ENSO Index Skill - Hindcast Verification
Temporal correlation between the hindcast ensemble-mean NINO index and observations, as a function of start month and lead time, over the 1993-2026 hindcast period.
What am I looking at?
Each heatmap below grades how skilful a forecast model has been at predicting ENSO, by replaying its past forecasts (hindcasts) and comparing them against what was actually observed. Higher, redder numbers mean more reliable; pale, lower numbers mean less reliable.
That score is the skill - 1.0 is perfect, about 0.6+ is useful, near 0 is no skill. The heatmap below shows it for every start month and lead time.
SST = sea-surface temperature, the ocean signal that defines El Niño and La Niña.
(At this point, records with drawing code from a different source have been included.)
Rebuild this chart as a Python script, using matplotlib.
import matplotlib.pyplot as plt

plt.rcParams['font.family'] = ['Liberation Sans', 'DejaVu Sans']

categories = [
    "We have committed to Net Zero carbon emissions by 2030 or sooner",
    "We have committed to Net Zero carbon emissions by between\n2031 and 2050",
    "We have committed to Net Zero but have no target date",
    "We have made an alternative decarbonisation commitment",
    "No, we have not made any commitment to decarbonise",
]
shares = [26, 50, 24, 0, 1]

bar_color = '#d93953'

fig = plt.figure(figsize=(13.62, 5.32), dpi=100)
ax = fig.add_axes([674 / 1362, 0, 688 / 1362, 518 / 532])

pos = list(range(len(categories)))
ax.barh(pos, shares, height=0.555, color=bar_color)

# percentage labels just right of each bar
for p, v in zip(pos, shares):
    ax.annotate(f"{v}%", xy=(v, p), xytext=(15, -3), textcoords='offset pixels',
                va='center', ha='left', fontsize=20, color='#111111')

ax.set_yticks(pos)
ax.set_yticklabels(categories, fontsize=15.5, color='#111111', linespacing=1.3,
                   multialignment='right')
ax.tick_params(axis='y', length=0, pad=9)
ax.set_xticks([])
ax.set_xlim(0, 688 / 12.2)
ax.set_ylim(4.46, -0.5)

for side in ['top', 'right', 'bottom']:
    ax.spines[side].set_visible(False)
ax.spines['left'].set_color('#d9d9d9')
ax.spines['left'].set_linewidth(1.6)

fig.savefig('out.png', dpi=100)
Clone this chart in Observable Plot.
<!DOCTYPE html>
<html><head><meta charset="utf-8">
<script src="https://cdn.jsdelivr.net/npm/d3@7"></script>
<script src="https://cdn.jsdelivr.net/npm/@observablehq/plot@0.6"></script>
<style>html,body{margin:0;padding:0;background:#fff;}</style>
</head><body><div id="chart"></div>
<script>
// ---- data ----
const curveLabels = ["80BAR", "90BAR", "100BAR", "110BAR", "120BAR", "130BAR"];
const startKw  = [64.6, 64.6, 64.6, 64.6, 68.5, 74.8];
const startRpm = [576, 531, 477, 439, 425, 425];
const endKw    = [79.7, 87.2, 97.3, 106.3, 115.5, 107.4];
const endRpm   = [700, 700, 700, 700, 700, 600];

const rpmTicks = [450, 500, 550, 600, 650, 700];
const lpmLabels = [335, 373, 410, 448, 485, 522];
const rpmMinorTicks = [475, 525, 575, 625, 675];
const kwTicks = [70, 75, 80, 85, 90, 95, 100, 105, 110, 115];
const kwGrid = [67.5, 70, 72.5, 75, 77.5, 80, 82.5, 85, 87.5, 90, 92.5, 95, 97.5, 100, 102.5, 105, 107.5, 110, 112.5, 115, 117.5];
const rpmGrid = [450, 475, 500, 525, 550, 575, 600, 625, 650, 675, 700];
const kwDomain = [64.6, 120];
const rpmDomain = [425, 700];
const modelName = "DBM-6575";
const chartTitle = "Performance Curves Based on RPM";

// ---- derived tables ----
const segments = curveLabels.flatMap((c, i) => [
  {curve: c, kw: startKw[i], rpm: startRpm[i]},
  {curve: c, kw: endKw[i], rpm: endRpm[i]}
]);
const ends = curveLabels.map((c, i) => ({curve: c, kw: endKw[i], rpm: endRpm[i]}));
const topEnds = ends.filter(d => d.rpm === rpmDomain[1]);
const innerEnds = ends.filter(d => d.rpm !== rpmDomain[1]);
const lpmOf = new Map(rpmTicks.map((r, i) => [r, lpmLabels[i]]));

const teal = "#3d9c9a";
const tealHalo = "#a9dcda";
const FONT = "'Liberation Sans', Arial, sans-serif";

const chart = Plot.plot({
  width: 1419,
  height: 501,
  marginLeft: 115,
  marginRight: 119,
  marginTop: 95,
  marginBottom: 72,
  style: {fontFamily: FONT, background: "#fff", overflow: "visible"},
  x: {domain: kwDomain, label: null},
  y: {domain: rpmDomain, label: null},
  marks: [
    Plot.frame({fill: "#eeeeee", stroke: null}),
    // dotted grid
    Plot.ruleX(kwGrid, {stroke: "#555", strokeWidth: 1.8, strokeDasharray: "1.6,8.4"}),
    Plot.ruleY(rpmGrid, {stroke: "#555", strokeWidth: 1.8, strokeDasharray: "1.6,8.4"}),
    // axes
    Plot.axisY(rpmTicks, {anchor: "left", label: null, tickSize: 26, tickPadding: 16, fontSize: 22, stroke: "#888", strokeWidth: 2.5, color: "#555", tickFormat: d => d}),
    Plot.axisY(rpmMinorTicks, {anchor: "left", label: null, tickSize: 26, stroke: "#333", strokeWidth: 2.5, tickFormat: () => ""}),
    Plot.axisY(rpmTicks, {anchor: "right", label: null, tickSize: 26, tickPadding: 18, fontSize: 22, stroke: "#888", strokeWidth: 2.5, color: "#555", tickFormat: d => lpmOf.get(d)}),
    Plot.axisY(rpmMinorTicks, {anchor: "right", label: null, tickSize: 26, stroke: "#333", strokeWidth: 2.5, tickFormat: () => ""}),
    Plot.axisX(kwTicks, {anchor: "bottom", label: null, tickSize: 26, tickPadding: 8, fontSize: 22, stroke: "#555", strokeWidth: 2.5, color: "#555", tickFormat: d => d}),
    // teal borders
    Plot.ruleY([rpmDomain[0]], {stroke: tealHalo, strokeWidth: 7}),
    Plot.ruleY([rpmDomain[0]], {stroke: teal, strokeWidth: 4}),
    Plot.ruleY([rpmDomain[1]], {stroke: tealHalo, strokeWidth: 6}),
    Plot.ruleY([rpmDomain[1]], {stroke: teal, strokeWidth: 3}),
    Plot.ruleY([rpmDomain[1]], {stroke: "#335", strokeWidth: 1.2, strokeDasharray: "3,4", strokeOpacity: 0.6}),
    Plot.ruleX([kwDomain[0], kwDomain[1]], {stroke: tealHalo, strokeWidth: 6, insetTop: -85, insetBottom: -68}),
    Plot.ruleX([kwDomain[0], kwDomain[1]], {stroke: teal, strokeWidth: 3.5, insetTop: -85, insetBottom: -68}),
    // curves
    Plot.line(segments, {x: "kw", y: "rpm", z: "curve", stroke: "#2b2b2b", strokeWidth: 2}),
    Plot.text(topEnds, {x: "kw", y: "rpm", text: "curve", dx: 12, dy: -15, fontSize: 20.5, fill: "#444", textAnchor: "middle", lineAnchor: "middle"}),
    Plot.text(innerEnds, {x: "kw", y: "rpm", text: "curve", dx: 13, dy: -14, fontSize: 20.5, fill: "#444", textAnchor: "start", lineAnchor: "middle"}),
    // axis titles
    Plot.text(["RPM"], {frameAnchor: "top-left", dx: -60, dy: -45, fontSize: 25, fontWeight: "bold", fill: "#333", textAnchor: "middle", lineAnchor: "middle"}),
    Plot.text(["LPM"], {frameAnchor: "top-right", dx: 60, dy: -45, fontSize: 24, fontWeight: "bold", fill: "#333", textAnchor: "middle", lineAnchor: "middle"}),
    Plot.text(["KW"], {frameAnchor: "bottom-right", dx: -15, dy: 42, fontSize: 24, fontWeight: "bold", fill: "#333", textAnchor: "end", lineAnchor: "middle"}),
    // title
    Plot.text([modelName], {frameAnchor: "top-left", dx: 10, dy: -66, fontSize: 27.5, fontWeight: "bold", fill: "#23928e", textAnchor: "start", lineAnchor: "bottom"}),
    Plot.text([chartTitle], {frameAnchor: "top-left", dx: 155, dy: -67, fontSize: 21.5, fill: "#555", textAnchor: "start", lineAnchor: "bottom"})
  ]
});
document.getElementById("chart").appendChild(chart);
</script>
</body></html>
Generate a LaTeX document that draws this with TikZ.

Niño 3.4 / Niño 3 / Niño 4 = standard boxes in the tropical Pacific where that SST is averaged. Niño 3.4 is the headline ENSO index; Niño 3 also carries the rainfall signal we use to flag extreme events.
Lead time (L1-L6, the rows) = how many months ahead the forecast looks. L1 = next month, L6 = six months ahead. Skill naturally fades at longer leads.
Start month (the columns) = the calendar month the forecast was launched from. The dip around boreal spring is the well-known "spring predictability barrier."
Correlation (0 to 1) = how closely the model's forecasts tracked reality across all hindcast years. 1.0 = perfect, about 0.6+ = useful, near 0 = no skill. For example, 0.85 at L3 means the model reliably anticipated ENSO three months ahead.
Loading skill heatmaps…
The actual track - hindcast vs observations
A correlation number is abstract, so here is the track behind it: observed (black) versus the hindcast ensemble mean at 3-month lead (orange), 1993-2026. The model catches every major El Niño and La Niña. Switch the model in the toolbar above; pick a region below.
Observations: SST indices from COBE-SST 2 (Hirahara et al. 2014); the Niño 3 rainfall index from GPCP (Adler et al. 2003). Full citations with DOIs on the Methodology and data sources page.
Intensity discrimination - does the model get the strength right?
Correlation says the model tracks the index, but for action what matters is the intensity class. Only a handful of strong or extreme events are on record, so a per-class reliability score would be meaningless. Instead we pool to moderate vs strong + extreme and ask: is the model's forecast probability of the stronger category higher when the event truly was stronger? A large gap between the paired bars means yes. Pooled over all leads and start months.
Loading…
How to read this
- Each cell is the correlation, across hindcast years, between the ensemble-mean NINO index and the observed index for that start month (column) and lead time (row).
- Higher (red) = the model reliably tracks observed ENSO at that start/lead. Skill drops at longer leads and across the boreal-spring predictability barrier.
- Forecast probabilities elsewhere on the site use the raw ensemble fraction in each ENSO class, with each member bias- and amplitude-corrected to the hindcast (z = (anomaly − μhindcast) / σhindcast); no statistical calibration.